## Source data
-----
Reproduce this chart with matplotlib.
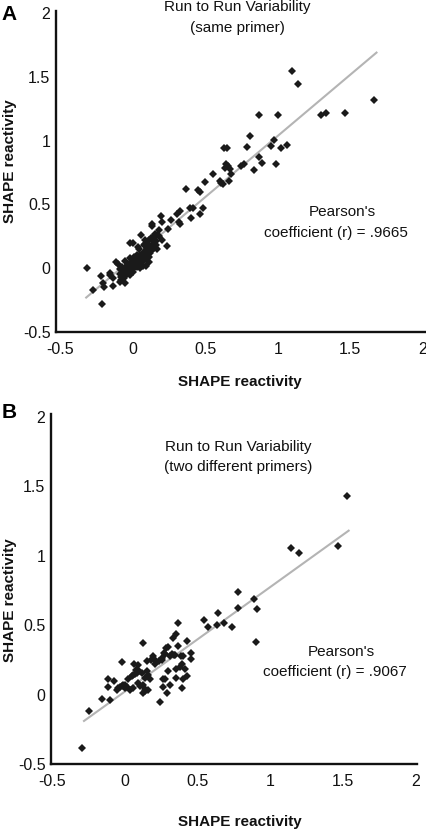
import matplotlib
matplotlib.use("Agg")
import matplotlib.pyplot as plt
import numpy as np

plt.rcParams["font.family"] = ["Liberation Sans", "DejaVu Sans"]

# ---------- panel A: same primer ----------
a_x = [1.096, 1.136, 1.664, 0.871, 1.002, 1.297, 1.329, 1.464, 0.807, 0.632,
       0.650, 0.791, 0.977, 0.950, 1.064, 1.023, 0.871, 0.892, 0.986, 0.839,
       0.770, 0.747, 0.646, 0.660, 0.668, 0.676, 0.639, 0.554, 0.612, 0.664,
       0.620, 0.605, 0.497, 0.366, 0.450, 0.467, 0.393, 0.416, 0.485, 0.467,
       0.405, 0.324, 0.306, 0.324, 0.267, 0.198, 0.205, 0.136, 0.130, 0.182,
       0.152, 0.060, 0.129, 0.110, 0.150, 0.237, 0.168, 0.083, 0.002, 0.044,
       -0.315, -0.216, -0.154, -0.274, -0.200, -0.205, -0.136, -0.209, -0.113, -0.090,
       -0.078, 0.244, 0.320, -0.020, 0.037, 0.152, 0.163, 0.083, -0.159, -0.136,
       -0.090, -0.055,
       -0.08, -0.07, -0.06, -0.06, -0.05, -0.05, -0.04, -0.04, -0.03, -0.03,
       -0.02, -0.02, -0.01, -0.01, 0.00, 0.00, 0.00, 0.01, 0.01, 0.02,
       0.02, 0.03, 0.03, 0.04, 0.04, 0.05, 0.05, 0.06, 0.06, 0.07,
       0.07, 0.08, 0.08, 0.09, 0.10, 0.10, 0.11, 0.12, 0.12, 0.13,
       0.14, 0.15, 0.16, 0.09, 0.11, -0.07, -0.10, -0.09, 0.03, 0.01,
       -0.02, 0.05, 0.07, 0.18, 0.20, 0.17, 0.10, 0.08, -0.05]
a_y = [1.546, 1.447, 1.322, 1.204, 1.204, 1.200, 1.220, 1.220, 1.034, 0.940,
       0.940, 0.951, 1.008, 0.959, 0.967, 0.940, 0.872, 0.825, 0.815, 0.768,
       0.820, 0.800, 0.820, 0.800, 0.775, 0.742, 0.785, 0.742, 0.669, 0.684,
       0.660, 0.680, 0.676, 0.624, 0.616, 0.600, 0.468, 0.470, 0.468, 0.428,
       0.390, 0.450, 0.428, 0.350, 0.381, 0.408, 0.363, 0.350, 0.330, 0.298,
       0.272, 0.259, 0.233, 0.225, 0.215, 0.172, 0.154, 0.193, 0.198, 0.154,
       0.003, -0.063, -0.055, -0.167, -0.146, -0.115, -0.141, -0.277, 0.050, -0.042,
       -0.094, 0.311, 0.363, 0.196, 0.170, 0.260, 0.183, 0.222, -0.040, -0.080,
       -0.105, -0.118,
       -0.07, -0.05, -0.08, -0.03, -0.06, 0.00, -0.04, 0.02, -0.02, 0.03,
       -0.05, 0.01, 0.04, -0.01, 0.02, 0.06, -0.03, 0.00, 0.04, 0.07,
       0.02, 0.05, 0.01, 0.08, 0.03, 0.06, 0.10, 0.04, 0.08, 0.11,
       0.06, 0.09, 0.13, 0.07, 0.11, 0.15, 0.09, 0.12, 0.17, 0.14,
       0.19, 0.16, 0.21, 0.02, 0.05, 0.01, 0.03, -0.01, 0.10, 0.09,
       0.08, 0.00, 0.02, 0.25, 0.22, 0.26, 0.20, 0.18, 0.06]
a_fit_x = [-0.32, 1.68]
a_fit_y = [-0.23, 1.69]

# ---------- panel B: two different primers ----------
b_x = [1.532, 1.146, 1.196, 1.467, 0.778, 0.778, 0.890, 0.913, 0.904, 0.367,
       0.545, 0.644, 0.575, 0.635, 0.683, 0.740, -0.295, -0.249, -0.158, -0.100,
       -0.116, -0.116, -0.077, -0.055, -0.032, -0.009, 0.014, 0.036, -0.016, 0.064,
       0.090, 0.077, 0.100, 0.128, 0.048, 0.070, 0.094, 0.105, 0.128, 0.140,
       0.162, 0.139, 0.160, 0.173, 0.151, 0.180, 0.196, 0.210, 0.237, 0.253,
       0.269, 0.283, 0.300, 0.333, 0.356, 0.425, 0.367, 0.322, 0.340, 0.390,
       0.459, 0.459, 0.397, 0.380, 0.356, 0.299, 0.425, 0.356, 0.276, 0.260,
       0.260, 0.288, 0.397, 0.242, 0.025, 0.000, -0.020, 0.208, 0.253, 0.276,
       0.310, 0.345, 0.402, 0.413, 0.402, 0.310, 0.151, 0.116, 0.082, 0.059,
       0.128, 0.139, 0.059, 0.002, -0.043]
b_y = [1.430, 1.058, 1.020, 1.072, 0.737, 0.623, 0.690, 0.613, 0.379, 0.517,
       0.534, 0.585, 0.483, 0.502, 0.512, 0.483, -0.386, -0.121, -0.031, -0.036,
       0.053, 0.109, 0.097, 0.036, 0.056, 0.070, 0.056, 0.036, 0.237, 0.217,
       0.210, 0.176, 0.170, 0.374, 0.133, 0.150, 0.085, 0.060, 0.012, 0.040,
       0.036, 0.121, 0.140, 0.109, 0.241, 0.250, 0.278, 0.220, 0.241, 0.266,
       0.302, 0.338, 0.345, 0.404, 0.435, 0.386, 0.350, 0.290, 0.285, 0.278,
       0.302, 0.254, 0.217, 0.200, 0.181, 0.169, 0.133, 0.116, 0.109, 0.114,
       0.056, 0.012, 0.048, -0.053, 0.109, 0.050, 0.060, 0.249, 0.249, 0.290,
       0.278, 0.283, 0.278, 0.181, 0.109, 0.072, 0.169, 0.157, 0.157, 0.138,
       0.072, 0.024, 0.048, 0.072, 0.048]
b_fit_x = [-0.28, 1.54]
b_fit_y = [-0.19, 1.18]

TICKS = [-0.5, 0, 0.5, 1, 1.5, 2]
TICK_LABELS = ["-0.5", "0", "0.5", "1", "1.5", "2"]

W, H = 427, 831
fig = plt.figure(figsize=(W / 100, H / 100), dpi=100)


def frac(px, py):
    return px / W, 1 - py / H


def style_axes(ax, xlim, ylim):
    ax.set_xlim(*xlim)
    ax.set_ylim(*ylim)
    ax.set_xticks(TICKS)
    ax.set_xticklabels(TICK_LABELS)
    ax.set_yticks(TICKS)
    ax.set_yticklabels(TICK_LABELS)
    for s in ("top", "right"):
        ax.spines[s].set_visible(False)
    for s in ("left", "bottom"):
        ax.spines[s].set_linewidth(1.7)
        ax.spines[s].set_color("#111111")
    ax.tick_params(axis="both", length=0, labelsize=11.5, colors="#111111")
    ax.tick_params(axis="x", pad=7)
    ax.tick_params(axis="y", pad=4)


def draw_panel(ax, xs, ys, fx, fy):
    ax.plot(fx, fy, color="#b4b4b4", lw=1.5, zorder=1)
    ax.plot(xs, ys, "D", color="#1a1a1a", markersize=4.0, markeredgewidth=0, zorder=2)


# panel A
axA = fig.add_axes([56 / W, 1 - 332 / H, 371 / W, 321 / H])
draw_panel(axA, a_x, a_y, a_fit_x, a_fit_y)
style_axes(axA, (-0.528, 2.028), (-0.5, 2.016))

# panel B
axB = fig.add_axes([51 / W, 1 - 764 / H, 366 / W, 350 / H])
draw_panel(axB, b_x, b_y, b_fit_x, b_fit_y)
style_axes(axB, (-0.507, 2.01), (-0.5, 2.02))

txt = dict(fontsize=11, color="#111111", ha="center", va="center")
bold = dict(fontsize=11, color="#111111", ha="center", va="center", fontweight="bold")

fig.text(*frac(9, 14), "A", fontsize=15, fontweight="bold", ha="center", va="center")
fig.text(*frac(9, 413), "B", fontsize=15, fontweight="bold", ha="center", va="center")

fig.text(*frac(237, 7), "Run to Run Variability", **txt)
fig.text(*frac(237, 28), "(same primer)", **txt)
fig.text(*frac(238, 447), "Run to Run Variability", **txt)
fig.text(*frac(238, 467), "(two different primers)", **txt)

fig.text(*frac(342, 212), "Pearson's", **txt)
fig.text(*frac(336, 233), "coefficient (r) = .9665", **txt)
fig.text(*frac(341, 652), "Pearson's", **txt)
fig.text(*frac(335, 672), "coefficient (r) = .9067", **txt)

fig.text(*frac(240, 382), "SHAPE reactivity", **bold)
fig.text(*frac(240, 822), "SHAPE reactivity", **bold)
fig.text(*frac(10, 161), "SHAPE reactivity", rotation=90, **bold)
fig.text(*frac(10, 600), "SHAPE reactivity", rotation=90, **bold)

fig.savefig("out.png", dpi=100)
-----
## Exercise task
Which lines contain "matplotlib"? Show each of them.

## Written reply
Reproduce this chart with matplotlib.
import matplotlib
matplotlib.use("Agg")
import matplotlib.pyplot as plt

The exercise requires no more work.